# [Supplied information]
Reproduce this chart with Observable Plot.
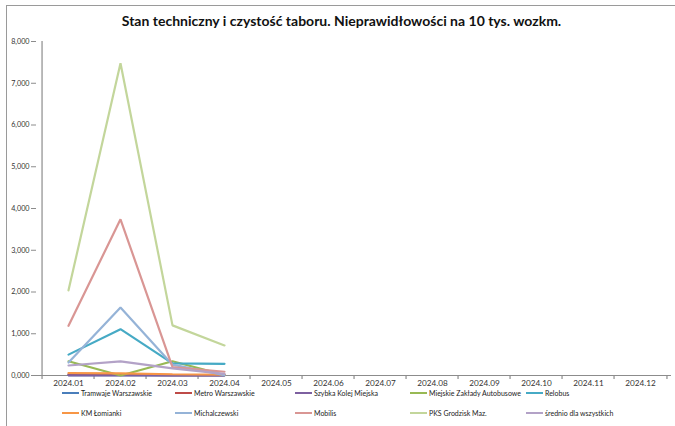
<!DOCTYPE html>
<html>
<head>
<meta charset="utf-8">
<script src="https://cdn.jsdelivr.net/npm/d3@7"></script>
<script src="https://cdn.jsdelivr.net/npm/@observablehq/plot@0.6"></script>
<style>
  html, body { margin: 0; padding: 0; background: #fff; }
  #wrap { position: relative; width: 675px; height: 426px; overflow: hidden; font-family: Lato, "Open Sans", sans-serif; }
  #border { position: absolute; left: 6px; top: 5px; right: 0; bottom: 0; border-top: 1.5px solid #9a9a9a; border-left: 1.5px solid #9a9a9a; }
  #title { position: absolute; top: 12px; left: 0; width: 683px; text-align: center; font-weight: bold; font-size: 14px; color: #111; }
  #chart { position: absolute; left: 0; top: 0; }
  .leg { position: absolute; font-size: 7px; color: #222; white-space: nowrap; display: flex; align-items: center; }
  .leg span.sw { display: inline-block; width: 17px; height: 2.5px; margin-right: 2px; }
</style>
</head>
<body>
<div id="wrap">
  <div id="border"></div>
  <div id="title">Stan techniczny i czystość taboru. Nieprawidłowości na 10 tys. wozkm.</div>
  <div id="chart"></div>
</div>
<script>
const months = ["2024.01","2024.02","2024.03","2024.04","2024.05","2024.06","2024.07","2024.08","2024.09","2024.10","2024.11","2024.12"];
const seriesNames = ["Tramwaje Warszawskie","Metro Warszawskie","Szybka Kolej Miejska","Miejskie Zakłady Autobusowe","Relobus","KM Łomianki","Michalczewski","Mobilis","PKS Grodzisk Maz.","średnio dla wszystkich"];
const seriesColors = ["#4a7ebb","#be4b48","#7d60a0","#98b954","#46aac5","#f79646","#95b3d7","#d99694","#c3d69b","#b3a2c7"];
const tramwaje = [0.010, 0.010, 0.005, 0.005];
const metro = [0.030, 0.020, 0.010, 0.010];
const skm = [0.005, 0.005, 0.002, 0.002];
const mza = [0.340, 0.000, 0.340, 0.010];
const relobus = [0.500, 1.110, 0.290, 0.280];
const kmLomianki = [0.060, 0.050, 0.030, 0.020];
const michalczewski = [0.310, 1.630, 0.260, 0.010];
const mobilis = [1.190, 3.740, 0.200, 0.090];
const pksGrodzisk = [2.040, 7.480, 1.200, 0.720];
const srednio = [0.240, 0.340, 0.170, 0.040];
const yTicks = [0, 1, 2, 3, 4, 5, 6, 7, 8];

const seriesValues = [tramwaje, metro, skm, mza, relobus, kmLomianki, michalczewski, mobilis, pksGrodzisk, srednio];
const rows = [];
seriesValues.forEach((vals, s) => vals.forEach((v, i) => rows.push({series: seriesNames[s], month: months[i], value: v})));

const W = 675, H = 388, mL = 36, mR = 4, mT = 41, mB = 13;
const step = (W - mL - mR) / months.length;
const fmt = d => d.toFixed(3).replace(".", ",");

const chart = Plot.plot({
  width: W, height: H,
  marginLeft: mL, marginRight: mR, marginTop: mT, marginBottom: mB,
  style: {fontFamily: "Lato, 'Open Sans', sans-serif", background: "transparent", overflow: "visible"},
  x: {type: "point", domain: months, padding: 0.5, label: null},
  y: {domain: [0, 8], label: null},
  color: {domain: seriesNames, range: seriesColors},
  marks: [
    Plot.ruleY([0], {stroke: "#8c8c8c", strokeWidth: 1.2}),
    Plot.ruleX([months[0]], {y1: 0, y2: 8, dx: -step / 2, stroke: "#8c8c8c", strokeWidth: 1.2}),
    Plot.ruleX(months, {x: d => d, y1: 0, y2: 0, dx: -step / 2, insetBottom: -4, stroke: "#8c8c8c", strokeWidth: 1.2}),
    Plot.ruleX([months[months.length - 1]], {y1: 0, y2: 0, dx: step / 2, insetBottom: -4, stroke: "#8c8c8c", strokeWidth: 1.2}),
    Plot.axisY({ticks: yTicks, tickFormat: fmt, tickSize: 5, tickPadding: 2, fontSize: 7.2, stroke: "#8c8c8c", fill: "#333", label: null}),
    Plot.axisX({tickSize: 0, tickPadding: 5, fontSize: 8.2, fill: "#333", label: null}),
    Plot.line(rows, {x: "month", y: "value", z: "series", stroke: "series", strokeWidth: 2.2, strokeLinejoin: "miter"})
  ]
});
document.getElementById("chart").appendChild(chart);

// legend
const wrap = document.getElementById("wrap");
const colX = [62, 175, 295, 410, 526];
const rowY = [389, 409];
seriesNames.forEach((name, i) => {
  const d = document.createElement("div");
  d.className = "leg";
  d.style.left = colX[i % 5] + "px";
  d.style.top = rowY[Math.floor(i / 5)] + "px";
  const sw = document.createElement("span");
  sw.className = "sw";
  sw.style.background = seriesColors[i];
  d.appendChild(sw);
  d.appendChild(document.createTextNode(name));
  wrap.appendChild(d);
});
</script>
</body>
</html>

# [Exercise brief]
Print the listing above in full, exactly as written. Omit any pictures.

# [Solved problem]
Reproduce this chart with Observable Plot.
<!DOCTYPE html>
<html>
<head>
<meta charset="utf-8">
<script src="https://cdn.jsdelivr.net/npm/d3@7"></script>
<script src="https://cdn.jsdelivr.net/npm/@observablehq/plot@0.6"></script>
<style>
  html, body { margin: 0; padding: 0; background: #fff; }
  #wrap { position: relative; width: 675px; height: 426px; overflow: hidden; font-family: Lato, "Open Sans", sans-serif; }
  #border { position: absolute; left: 6px; top: 5px; right: 0; bottom: 0; border-top: 1.5px solid #9a9a9a; border-left: 1.5px solid #9a9a9a; }
  #title { position: absolute; top: 12px; left: 0; width: 683px; text-align: center; font-weight: bold; font-size: 14px; color: #111; }
  #chart { position: absolute; left: 0; top: 0; }
  .leg { position: absolute; font-size: 7px; color: #222; white-space: nowrap; display: flex; align-items: center; }
  .leg span.sw { display: inline-block; width: 17px; height: 2.5px; margin-right: 2px; }
</style>
</head>
<body>
<div id="wrap">
  <div id="border"></div>
  <div id="title">Stan techniczny i czystość taboru. Nieprawidłowości na 10 tys. wozkm.</div>
  <div id="chart"></div>
</div>
<script>
const months = ["2024.01","2024.02","2024.03","2024.04","2024.05","2024.06","2024.07","2024.08","2024.09","2024.10","2024.11","2024.12"];
const seriesNames = ["Tramwaje Warszawskie","Metro Warszawskie","Szybka Kolej Miejska","Miejskie Zakłady Autobusowe","Relobus","KM Łomianki","Michalczewski","Mobilis","PKS Grodzisk Maz.","średnio dla wszystkich"];
const seriesColors = ["#4a7ebb","#be4b48","#7d60a0","#98b954","#46aac5","#f79646","#95b3d7","#d99694","#c3d69b","#b3a2c7"];
const tramwaje = [0.010, 0.010, 0.005, 0.005];
const metro = [0.030, 0.020, 0.010, 0.010];
const skm = [0.005, 0.005, 0.002, 0.002];
const mza = [0.340, 0.000, 0.340, 0.010];
const relobus = [0.500, 1.110, 0.290, 0.280];
const kmLomianki = [0.060, 0.050, 0.030, 0.020];
const michalczewski = [0.310, 1.630, 0.260, 0.010];
const mobilis = [1.190, 3.740, 0.200, 0.090];
const pksGrodzisk = [2.040, 7.480, 1.200, 0.720];
const srednio = [0.240, 0.340, 0.170, 0.040];
const yTicks = [0, 1, 2, 3, 4, 5, 6, 7, 8];

const seriesValues = [tramwaje, metro, skm, mza, relobus, kmLomianki, michalczewski, mobilis, pksGrodzisk, srednio];
const rows = [];
seriesValues.forEach((vals, s) => vals.forEach((v, i) => rows.push({series: seriesNames[s], month: months[i], value: v})));

const W = 675, H = 388, mL = 36, mR = 4, mT = 41, mB = 13;
const step = (W - mL - mR) / months.length;
const fmt = d => d.toFixed(3).replace(".", ",");

const chart = Plot.plot({
  width: W, height: H,
  marginLeft: mL, marginRight: mR, marginTop: mT, marginBottom: mB,
  style: {fontFamily: "Lato, 'Open Sans', sans-serif", background: "transparent", overflow: "visible"},
  x: {type: "point", domain: months, padding: 0.5, label: null},
  y: {domain: [0, 8], label: null},
  color: {domain: seriesNames, range: seriesColors},
  marks: [
    Plot.ruleY([0], {stroke: "#8c8c8c", strokeWidth: 1.2}),
    Plot.ruleX([months[0]], {y1: 0, y2: 8, dx: -step / 2, stroke: "#8c8c8c", strokeWidth: 1.2}),
    Plot.ruleX(months, {x: d => d, y1: 0, y2: 0, dx: -step / 2, insetBottom: -4, stroke: "#8c8c8c", strokeWidth: 1.2}),
    Plot.ruleX([months[months.length - 1]], {y1: 0, y2: 0, dx: step / 2, insetBottom: -4, stroke: "#8c8c8c", strokeWidth: 1.2}),
    Plot.axisY({ticks: yTicks, tickFormat: fmt, tickSize: 5, tickPadding: 2, fontSize: 7.2, stroke: "#8c8c8c", fill: "#333", label: null}),
    Plot.axisX({tickSize: 0, tickPadding: 5, fontSize: 8.2, fill: "#333", label: null}),
    Plot.line(rows, {x: "month", y: "value", z: "series", stroke: "series", strokeWidth: 2.2, strokeLinejoin: "miter"})
  ]
});
document.getElementById("chart").appendChild(chart);

// legend
const wrap = document.getElementById("wrap");
const colX = [62, 175, 295, 410, 526];
const rowY = [389, 409];
seriesNames.forEach((name, i) => {
  const d = document.createElement("div");
  d.className = "leg";
  d.style.left = colX[i % 5] + "px";
  d.style.top = rowY[Math.floor(i / 5)] + "px";
  const sw = document.createElement("span");
  sw.className = "sw";
  sw.style.background = seriesColors[i];
  d.appendChild(sw);
  d.appendChild(document.createTextNode(name));
  wrap.appendChild(d);
});
</script>
</body>
</html>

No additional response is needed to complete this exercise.